KÖK HARFLER: ض و أ
ANLAM:
ضَاءَ : (Ay) parıldamak, parlak bir biçimde parıldamak. (Ateş) parıldamak, parlak bir biçimde yanmak.
AÇIKLAMA:
xx
DİĞER BAZI TÜREVLER:
xx
KUR’ÂN’DA GEÇEN TÜREVLERİ:
Aşağıdaki tabloda Kur’ân’da geçen ve bu kökten gelen kelime türevleri, bunların gramatik adlandırılışları, Kur’ân’da kaç kere geçmiş olduğu belirtilmiş ve örnek bir ayet için, sûre/âyet numarası verilmiştir.
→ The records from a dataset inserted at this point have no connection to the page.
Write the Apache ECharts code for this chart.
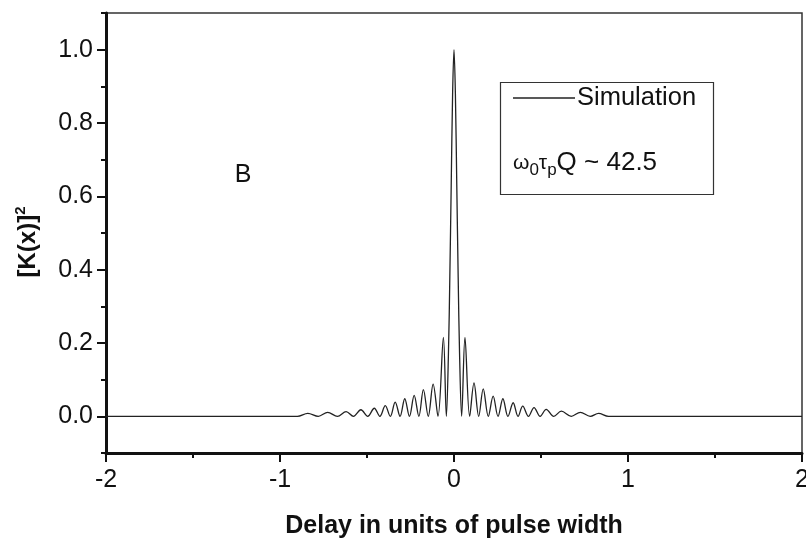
<!DOCTYPE html>
<html>
<head>
<meta charset="utf-8">
<script src="https://cdn.jsdelivr.net/npm/echarts@6/dist/echarts.min.js"></script>
<style>
  html, body { margin: 0; padding: 0; background: #fff; }
  #chart { width: 806px; height: 538px; }
</style>
</head>
<body>
<div id="chart"></div>
<script>
// delay (units of pulse width) at the peaks / valleys
const delayX = [
  -2.0, -0.95, -0.90, -0.84, -0.78, -0.726, -0.67, -0.62, -0.578, -0.535, -0.496,
  -0.458, -0.426, -0.395, -0.366, -0.338, -0.31, -0.283, -0.256, -0.229, -0.202,
  -0.176, -0.148, -0.12, -0.092, -0.061, -0.044, -0.032, -0.024, -0.016, -0.008,
  0,
  0.008, 0.016, 0.024, 0.032, 0.044, 0.063, 0.09, 0.115, 0.142, 0.168, 0.197,
  0.225, 0.253, 0.281, 0.31, 0.34, 0.368, 0.395, 0.428, 0.46, 0.495, 0.53, 0.573,
  0.617, 0.674, 0.726, 0.783, 0.831, 0.888, 2.0
];
// [K(x)]^2
const kSquared = [
  0, 0, 0, 0.008, 0, 0.011, 0, 0.013, 0, 0.018, 0,
  0.022, 0, 0.029, 0, 0.039, 0, 0.048, 0, 0.057, 0,
  0.073, 0, 0.088, 0, 0.215, 0, 0.17, 0.38, 0.63, 0.88,
  1.0,
  0.88, 0.63, 0.38, 0.17, 0, 0.215, 0, 0.091, 0, 0.075, 0,
  0.055, 0, 0.048, 0, 0.037, 0, 0.028, 0, 0.024, 0, 0.019, 0,
  0.014, 0, 0.011, 0, 0.008, 0, 0
];
const seriesName = 'Simulation';

const FONT = '"Liberation Sans", Arial, sans-serif';
const INK = '#111';

const chart = echarts.init(document.getElementById('chart'));

// plot box: y from -0.1 to 1.1 over 440px; second grid holds only 0..1 for the major ticks
const plotTop = 13, plotH = 440;
const perUnit = plotH / 1.2;

const option = {
  animation: false,
  grid: [
    { left: 106, right: 4, top: plotTop, height: plotH, show: true, borderColor: '#333', borderWidth: 1.5,
      outerBoundsMode: 'none', containLabel: false },
    { left: 106, right: 4, top: plotTop + 0.1 * perUnit, height: perUnit,
      outerBoundsMode: 'none', containLabel: false }
  ],
  xAxis: [
    {
      gridIndex: 0, type: 'value', min: -2, max: 2, interval: 1, position: 'bottom',
      axisLine: { onZero: false, lineStyle: { color: INK, width: 3 } },
      axisTick: { length: 9, lineStyle: { color: INK, width: 2 } },
      axisLabel: { color: INK, fontSize: 25, fontFamily: FONT, margin: 15, formatter: v => String(v) },
      splitLine: { show: false },
      name: 'Delay in units of pulse width', nameLocation: 'middle', nameGap: 61,
      nameTextStyle: { color: INK, fontSize: 25, fontWeight: 'bold', fontFamily: FONT }
    },
    {
      gridIndex: 0, type: 'value', min: -2, max: 2, interval: 0.5, position: 'bottom',
      axisLine: { show: false, onZero: false },
      axisTick: { length: 5, lineStyle: { color: INK, width: 2 } },
      axisLabel: { show: false }, splitLine: { show: false }
    },
    { gridIndex: 1, type: 'value', min: -2, max: 2, show: false, axisLine: { onZero: false } }
  ],
  yAxis: [
    {
      gridIndex: 0, type: 'value', min: -0.1, max: 1.1, interval: 0.1,
      axisLine: { show: true, onZero: false, lineStyle: { color: INK, width: 3 } },
      axisTick: { length: 5, lineStyle: { color: INK, width: 2 } },
      axisLabel: { show: false }, splitLine: { show: false },
      name: '{b|[K(x)]}{sup|2}', nameLocation: 'middle', nameGap: 63,
      nameTextStyle: {
        padding: [0, 18, 0, 0],
        rich: {
          b: { fontSize: 24, fontWeight: 'bold', fontFamily: FONT, color: INK, lineHeight: 30 },
          sup: { fontSize: 15, fontWeight: 'bold', fontFamily: FONT, color: INK, verticalAlign: 'top', lineHeight: 14 }
        }
      }
    },
    {
      gridIndex: 1, type: 'value', min: 0, max: 1, interval: 0.2,
      axisLine: { show: false, onZero: false },
      axisTick: { length: 9, lineStyle: { color: INK, width: 2 } },
      axisLabel: { color: INK, fontSize: 25, fontFamily: FONT, margin: 13, formatter: v => v.toFixed(1) },
      splitLine: { show: false }
    }
  ],
  legend: {
    data: [seriesName], left: 513, top: 85, padding: 0,
    icon: 'rect', itemWidth: 62, itemHeight: 1.5, itemGap: 0,
    textStyle: { color: INK, fontSize: 25.5, fontFamily: FONT, padding: [0, 0, 0, -3] }
  },
  graphic: [
    { type: 'rect', left: 498, top: 80, shape: { width: 213, height: 112 },
      style: { fill: 'none', stroke: '#333', lineWidth: 1.2 } },
    { type: 'text', x: 243, y: 175,
      style: { text: 'B', fontSize: 25, fontFamily: FONT, fill: INK, textAlign: 'center', textVerticalAlign: 'middle' } },
    { type: 'text', x: 513, y: 163,
      style: {
        text: '{w|ω}{s|0}{w|τ}{s|p}{n|Q ~ 42.5}',
        textVerticalAlign: 'middle',
        rich: {
          w: { fontSize: 21, fontFamily: FONT, fill: INK, lineHeight: 32 },
          s: { fontSize: 17, fontFamily: FONT, fill: INK, verticalAlign: 'bottom', lineHeight: 17 },
          n: { fontSize: 26, fontFamily: FONT, fill: INK, lineHeight: 32 }
        }
      } }
  ],
  series: [{
    name: seriesName, type: 'line', xAxisIndex: 0, yAxisIndex: 0,
    data: delayX.map((x, i) => [x, kSquared[i]]),
    showSymbol: false, smooth: 0.35,
    lineStyle: { color: '#222', width: 1.3 },
    itemStyle: { color: '#222' }
  }]
};

chart.setOption(option);
</script>
</body>
</html>
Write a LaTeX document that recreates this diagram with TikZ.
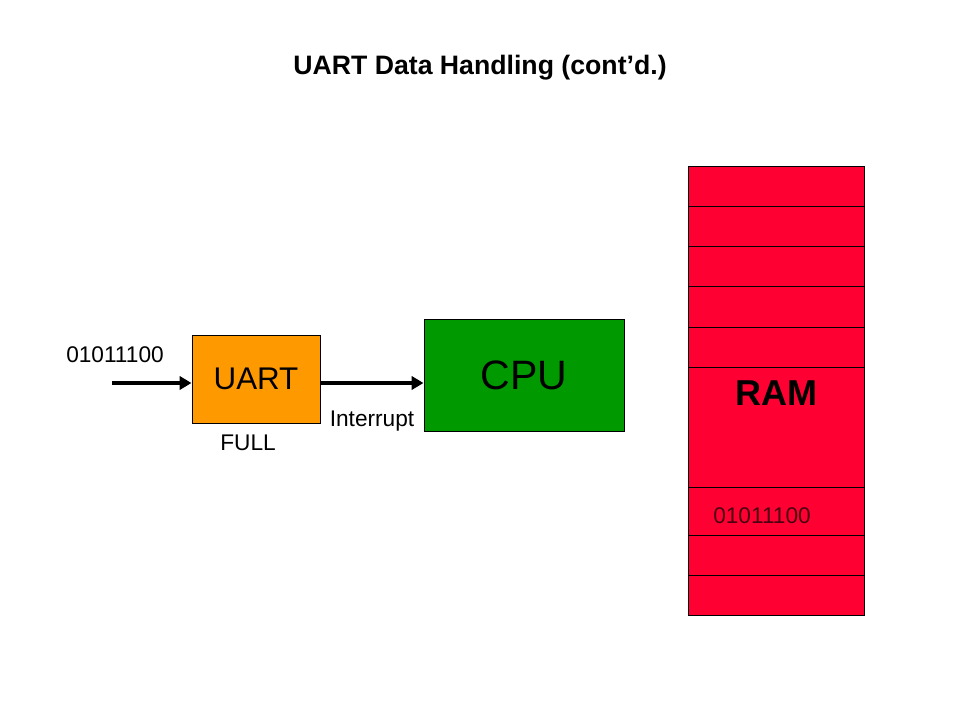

| Tür | Adet | Anlam | Örnek |
أَضَاءَ | fiil-IV | 3 | Işık verdi, ışıttı | 2/20 |
ضِيَاءٌ | isim | 3 | Işık | 21/48 |
| Toplam | 6 |
|
|
TÜRKÇEYE GEÇEN KELİMELER:
Aşağıdaki tabloda bu kökten Türkçeye geçmiş olan kelimeler, bunların Arapça yazılışları, Türkçe anlamları verilmiştir. Bu kelimelerin bazılarına günümüz Türkçesinde pek rastlanmaz. Daha çok Osmanlıca metinlerde görülmektedir.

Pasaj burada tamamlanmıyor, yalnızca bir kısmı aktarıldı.